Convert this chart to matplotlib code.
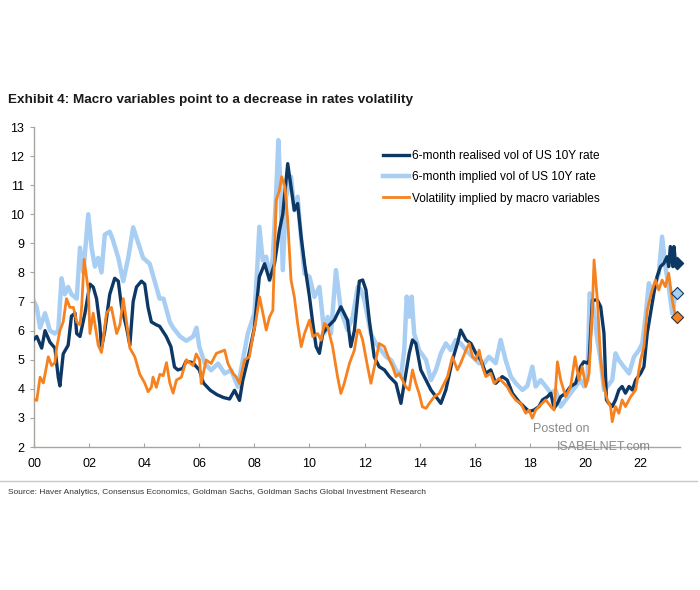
import matplotlib
matplotlib.use("Agg")
import matplotlib.pyplot as plt
from matplotlib.lines import Line2D

# 6-month realised vol of US 10Y rate
real_x = [2000.0, 2000.1, 2000.28, 2000.4, 2000.58, 2000.76, 2000.88, 2000.94, 2001.06, 2001.24,
          2001.36, 2001.49, 2001.55, 2001.67, 2001.85, 2002.03, 2002.15, 2002.27, 2002.39, 2002.45,
          2002.57, 2002.75, 2002.93, 2003.06, 2003.18, 2003.36, 2003.48, 2003.6, 2003.72, 2003.9,
          2004.02, 2004.14, 2004.26, 2004.44, 2004.56, 2004.8, 2004.97, 2005.1, 2005.22, 2005.4,
          2005.52, 2005.76, 2006.0, 2006.15, 2006.4, 2006.64, 2006.88, 2007.1, 2007.28, 2007.46,
          2007.58, 2007.76, 2008.0, 2008.18, 2008.37, 2008.55, 2008.73, 2008.91, 2009.03, 2009.21,
          2009.33, 2009.45, 2009.57, 2009.7, 2009.82, 2010.0, 2010.12, 2010.24, 2010.36, 2010.48,
          2010.66, 2010.9, 2011.14, 2011.38, 2011.5, 2011.63, 2011.81, 2011.93, 2012.05, 2012.17,
          2012.35, 2012.53, 2012.72, 2012.9, 2013.14, 2013.32, 2013.44, 2013.62, 2013.74, 2013.86,
          2014.04, 2014.23, 2014.41, 2014.59, 2014.77, 2014.95, 2015.19, 2015.37, 2015.49, 2015.68,
          2015.86, 2016.04, 2016.22, 2016.4, 2016.58, 2016.76, 2017.0, 2017.18, 2017.37, 2017.61,
          2017.79, 2017.97, 2018.15, 2018.33, 2018.46, 2018.64, 2018.76, 2018.88, 2019.0, 2019.12,
          2019.3, 2019.48, 2019.66, 2019.84, 2019.96, 2020.09, 2020.15, 2020.27, 2020.45, 2020.57,
          2020.69, 2020.78, 2020.87, 2020.99, 2021.11, 2021.23, 2021.35, 2021.47, 2021.6, 2021.72,
          2021.84, 2022.02, 2022.14, 2022.26, 2022.38, 2022.5, 2022.62, 2022.74, 2022.86, 2022.98,
          2023.04, 2023.1, 2023.19, 2023.23, 2023.29]
real_y = [5.7, 5.8, 5.4, 6.0, 5.6, 5.4, 4.4, 4.1, 5.2, 5.5,
          6.5, 6.6, 5.9, 5.8, 6.6, 7.6, 7.5, 7.1, 6.2, 5.4,
          6.0, 7.25, 7.8, 7.7, 6.8, 6.1, 5.5, 7.0, 7.5, 7.7,
          7.6, 6.8, 6.3, 6.2, 6.15, 5.8, 5.45, 4.75, 4.65, 4.7,
          4.95, 4.9, 4.65, 4.2, 3.95, 3.8, 3.7, 3.65, 3.95, 3.6,
          4.3, 5.0, 6.1, 7.85, 8.3, 7.74, 8.3, 9.45, 10.0, 11.74,
          10.94, 10.14, 10.37, 9.2, 8.3, 7.16, 6.25, 5.45, 5.22, 5.9,
          6.13, 6.36, 6.82, 6.36, 5.45, 6.0, 7.7, 7.74, 7.4, 6.36,
          5.1, 4.76, 4.65, 4.42, 4.19, 3.5, 4.19, 5.22, 5.68, 5.56,
          4.65, 4.3, 3.96, 3.73, 3.5, 3.96, 4.99, 5.56, 6.02, 5.68,
          5.56, 5.22, 4.99, 4.53, 4.65, 4.19, 4.42, 4.3, 3.84, 3.55,
          3.38, 3.22, 3.27, 3.39, 3.62, 3.73, 3.85, 3.33, 3.5, 3.73,
          3.85, 4.08, 4.19, 4.76, 4.93, 4.88, 4.99, 7.05, 7.05, 6.82,
          5.91, 3.62, 3.5, 3.39, 3.62, 3.96, 4.08, 3.85, 4.08, 3.96,
          4.3, 4.53, 4.76, 5.91, 6.59, 7.28, 7.86, 8.2, 8.31, 8.54,
          8.2, 8.89, 8.2, 8.89, 8.31]

# 6-month implied vol of US 10Y rate
impl_x = [2000.0, 2000.1, 2000.22, 2000.4, 2000.58, 2000.76, 2000.88, 2001.0, 2001.12, 2001.24,
          2001.36, 2001.55, 2001.67, 2001.79, 2001.97, 2002.09, 2002.21, 2002.33, 2002.45, 2002.57,
          2002.75, 2002.87, 2003.06, 2003.24, 2003.42, 2003.6, 2003.72, 2003.96, 2004.2, 2004.38,
          2004.56, 2004.7, 2004.93, 2005.05, 2005.3, 2005.53, 2005.78, 2005.9, 2006.0, 2006.2,
          2006.43, 2006.68, 2006.92, 2007.16, 2007.4, 2007.58, 2007.76, 2008.0, 2008.1, 2008.18,
          2008.3, 2008.43, 2008.55, 2008.67, 2008.79, 2008.87, 2008.95, 2009.03, 2009.15, 2009.33,
          2009.45, 2009.57, 2009.7, 2009.82, 2010.0, 2010.18, 2010.36, 2010.54, 2010.66, 2010.78,
          2010.96, 2011.14, 2011.38, 2011.57, 2011.75, 2011.87, 2011.99, 2012.11, 2012.23, 2012.41,
          2012.6, 2012.78, 2012.96, 2013.14, 2013.32, 2013.44, 2013.53, 2013.62, 2013.71, 2013.8,
          2013.98, 2014.23, 2014.41, 2014.59, 2014.77, 2014.95, 2015.13, 2015.31, 2015.49, 2015.68,
          2015.92, 2016.16, 2016.34, 2016.52, 2016.76, 2016.94, 2017.12, 2017.31, 2017.49, 2017.73,
          2017.91, 2018.09, 2018.21, 2018.39, 2018.58, 2018.76, 2018.94, 2019.12, 2019.3, 2019.48,
          2019.66, 2019.84, 2019.97, 2020.09, 2020.17, 2020.27, 2020.45, 2020.57, 2020.69, 2020.81,
          2020.99, 2021.11, 2021.23, 2021.41, 2021.6, 2021.78, 2021.96, 2022.08, 2022.2, 2022.32,
          2022.44, 2022.56, 2022.68, 2022.8, 2022.92, 2023.04, 2023.17, 2023.29]
impl_y = [7.0, 6.8, 6.1, 6.6, 6.0, 5.9, 6.0, 7.8, 7.25, 7.5,
          7.25, 7.1, 8.85, 8.0, 10.0, 8.85, 8.2, 8.5, 8.0, 9.3,
          9.4, 9.1, 8.5, 7.7, 8.5, 9.55, 9.2, 8.5, 8.3, 7.7,
          7.1, 7.1, 6.3, 6.1, 5.8, 5.65, 5.8, 6.1, 5.45, 4.87,
          4.64, 4.87, 4.53, 4.64, 4.07, 4.99, 5.9, 6.59, 8.08, 9.57,
          8.42, 8.54, 7.74, 8.54, 10.71, 12.55, 10.83, 8.08, 10.6, 11.29,
          10.14, 10.6, 9.11, 7.96, 7.85, 7.16, 7.5, 5.9, 6.47, 5.9,
          8.08, 6.7, 6.02, 6.47, 7.5, 7.4, 7.05, 6.48, 5.9, 5.56,
          5.33, 5.1, 4.99, 4.65, 4.42, 5.33, 7.17, 6.48, 7.17, 5.9,
          5.33, 4.99, 4.3, 4.65, 5.22, 5.56, 5.33, 5.68, 5.56, 5.33,
          5.1, 4.88, 4.88, 5.1, 4.88, 5.68, 4.99, 4.42, 4.19, 3.96,
          4.1, 4.76, 4.08, 4.3, 4.08, 3.85, 3.96, 3.39, 3.62, 3.85,
          4.08, 4.3, 4.08, 4.3, 7.28, 7.05, 5.68, 4.99, 3.96, 4.08,
          4.3, 5.22, 4.99, 4.76, 4.53, 5.1, 5.33, 5.56, 6.48, 7.63,
          7.28, 7.63, 7.97, 9.23, 8.2, 7.51, 6.59, 7.28]

# Volatility implied by macro variables
macro_x = [2000.0, 2000.1, 2000.22, 2000.34, 2000.52, 2000.64, 2000.76, 2000.82, 2000.94, 2001.06,
           2001.18, 2001.3, 2001.43, 2001.55, 2001.67, 2001.73, 2001.82, 2001.97, 2002.03, 2002.15,
           2002.33, 2002.45, 2002.63, 2002.81, 2003.0, 2003.12, 2003.24, 2003.36, 2003.48, 2003.66,
           2003.84, 2004.02, 2004.14, 2004.26, 2004.32, 2004.44, 2004.57, 2004.69, 2004.81, 2004.93,
           2005.05, 2005.17, 2005.35, 2005.53, 2005.77, 2005.89, 2006.01, 2006.07, 2006.25, 2006.43,
           2006.62, 2006.92, 2007.04, 2007.22, 2007.34, 2007.46, 2007.64, 2007.82, 2007.94, 2008.06,
           2008.19, 2008.31, 2008.43, 2008.55, 2008.67, 2008.79, 2008.91, 2008.99, 2009.11, 2009.21,
           2009.33, 2009.45, 2009.57, 2009.7, 2009.82, 2010.0, 2010.12, 2010.3, 2010.42, 2010.54,
           2010.66, 2010.84, 2011.02, 2011.14, 2011.26, 2011.45, 2011.63, 2011.75, 2011.81, 2011.93,
           2012.11, 2012.23, 2012.41, 2012.53, 2012.72, 2012.9, 2013.02, 2013.14, 2013.26, 2013.38,
           2013.5, 2013.62, 2013.74, 2013.86, 2013.98, 2014.1, 2014.23, 2014.35, 2014.53, 2014.71,
           2014.89, 2015.01, 2015.19, 2015.37, 2015.49, 2015.68, 2015.8, 2015.92, 2016.04, 2016.16,
           2016.28, 2016.4, 2016.58, 2016.7, 2016.88, 2017.06, 2017.18, 2017.31, 2017.49, 2017.67,
           2017.85, 2017.97, 2018.09, 2018.21, 2018.39, 2018.58, 2018.76, 2018.88, 2019.0, 2019.12,
           2019.3, 2019.48, 2019.64, 2019.78, 2019.9, 2020.03, 2020.15, 2020.27, 2020.33, 2020.45,
           2020.57, 2020.69, 2020.81, 2020.93, 2020.99, 2021.11, 2021.23, 2021.35, 2021.47, 2021.66,
           2021.84, 2022.02, 2022.14, 2022.26, 2022.44, 2022.56, 2022.68, 2022.8, 2022.92, 2023.04,
           2023.17, 2023.29]
macro_y = [3.65, 3.6, 4.4, 4.2, 5.1, 4.8, 4.9, 5.4, 6.0, 6.3,
           7.1, 6.8, 6.8, 6.3, 6.2, 6.8, 8.45, 7.4, 5.9, 6.6,
           5.5, 5.25, 6.6, 6.8, 5.9, 6.2, 7.1, 6.3, 5.4, 5.1,
           4.5, 4.2, 3.9, 4.05, 4.4, 4.05, 4.5, 4.45, 4.9, 4.2,
           3.85, 4.3, 4.4, 5.0, 4.8, 5.2, 4.99, 4.18, 4.99, 4.87,
           5.22, 5.33, 4.87, 4.53, 4.41, 4.18, 4.99, 5.1, 5.79, 6.36,
           7.16, 6.59, 6.02, 6.47, 6.7, 10.48, 10.83, 11.29, 10.94, 9.8,
           7.74, 7.16, 6.25, 5.45, 5.9, 6.36, 5.79, 5.9, 5.67, 6.25,
           6.13, 5.45, 4.41, 3.84, 4.18, 4.87, 5.33, 6.02, 6.02, 5.68,
           4.76, 4.19, 4.99, 5.56, 5.45, 4.99, 4.76, 4.42, 4.53, 4.3,
           4.07, 3.96, 4.65, 4.19, 3.84, 3.38, 3.33, 3.5, 3.73, 3.84,
           4.19, 4.42, 5.1, 4.65, 4.88, 5.33, 5.56, 5.1, 4.99, 5.33,
           4.76, 4.42, 4.53, 4.19, 4.36, 4.19, 4.07, 3.84, 3.61, 3.5,
           3.16, 3.27, 2.99, 3.27, 3.45, 3.62, 3.39, 3.27, 4.93, 4.3,
           3.73, 4.08, 5.1, 4.3, 4.76, 4.08, 4.53, 6.82, 8.43, 7.05,
           4.99, 4.08, 3.62, 3.39, 2.87, 3.39, 3.16, 3.62, 3.39, 3.73,
           3.96, 4.99, 5.45, 6.71, 7.4, 7.74, 7.4, 7.74, 7.51, 7.97,
           7.05, 6.48]

# latest readings shown as diamonds
last_x = 2023.33
last_vals = [8.31, 7.28, 6.48]

labels = ["6-month realised vol of US 10Y rate",
          "6-month implied vol of US 10Y rate",
          "Volatility implied by macro variables"]
c_real = "#0d3866"
c_impl = "#a8cff3"
c_macro = "#f5821f"

plt.rcParams['font.family'] = ['Liberation Sans', 'DejaVu Sans']

fig = plt.figure(figsize=(7, 5.9), dpi=100)
ax = fig.add_axes([34 / 700, 1 - 447 / 590, 646 / 700, 320 / 590])

ax.plot(impl_x, impl_y, color=c_impl, lw=3.2, zorder=2, solid_joinstyle='round')
ax.plot(real_x, real_y, color=c_real, lw=2.4, zorder=3)
ax.plot(macro_x, macro_y, color=c_macro, lw=2.0, zorder=4)

ax.scatter([last_x], [last_vals[0]], marker='D', s=38, color=c_real, edgecolor=c_real,
           zorder=6, clip_on=False)
ax.scatter([last_x], [last_vals[1]], marker='D', s=38, color=c_impl, edgecolor=c_real, lw=0.8,
           zorder=6, clip_on=False)
ax.scatter([last_x], [last_vals[2]], marker='D', s=38, color=c_macro, edgecolor='#333333', lw=0.8,
           zorder=6, clip_on=False)

ax.set_xlim(2000, 2023.45)
ax.set_ylim(2, 13)
ax.set_yticks(range(2, 14))
ax.set_xticks(range(2000, 2023, 2))
ax.set_xticklabels([f"{y % 100:02d}" for y in range(2000, 2023, 2)])

for s in ['top', 'right']:
    ax.spines[s].set_visible(False)
for s in ['left', 'bottom']:
    ax.spines[s].set_color('#a8a4a0')
    ax.spines[s].set_linewidth(1.0)
ax.tick_params(axis='y', direction='out', length=3, color='#a8a4a0', labelsize=9, pad=4)
ax.tick_params(axis='x', direction='in', length=3, color='#a8a4a0', labelsize=9, pad=8)

handles = [Line2D([], [], color=c_real, lw=2.4),
           Line2D([], [], color=c_impl, lw=3.2),
           Line2D([], [], color=c_macro, lw=2.0)]
fig.legend(handles, labels, loc='upper left', bbox_to_anchor=(383 / 700, 1 - 150 / 590),
           frameon=False, fontsize=8.6, handlelength=2.2, handletextpad=0.25,
           labelspacing=0.78, borderpad=0, borderaxespad=0)

fig.text(8 / 700, 1 - 100 / 590, "Exhibit 4: Macro variables point to a decrease in rates volatility",
         fontsize=9.7, fontweight='bold', va='center', ha='left', color='#1a1a1a')
fig.text(8 / 700, 1 - 493 / 590,
         "Source: Haver Analytics, Consensus Economics, Goldman Sachs, Goldman Sachs Global Investment Research",
         fontsize=6, va='center', ha='left', color='#333333')
fig.add_artist(Line2D([0, 0.995], [1 - 481 / 590, 1 - 481 / 590], color='#c8c8c8', lw=1.0))

# watermark
fig.text(533 / 700, 1 - 429 / 590, "Posted on", fontsize=9, color='#8a8a8a', va='center', ha='left')
fig.text(557 / 700, 1 - 447 / 590, "ISABELNET.com", fontsize=9, color='#8a8a8a', va='center', ha='left')

fig.savefig("out.png", dpi=100, facecolor='white')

## [WRITTEN PROBLEM]
Transcribe exactly, with no pictures, the lines running from the first line of the material through the line holding "from matplotlib.lines import Line2D".

## [EXERCISE RESULT]
Convert this chart to matplotlib code.
import matplotlib
matplotlib.use("Agg")
import matplotlib.pyplot as plt
from matplotlib.lines import Line2D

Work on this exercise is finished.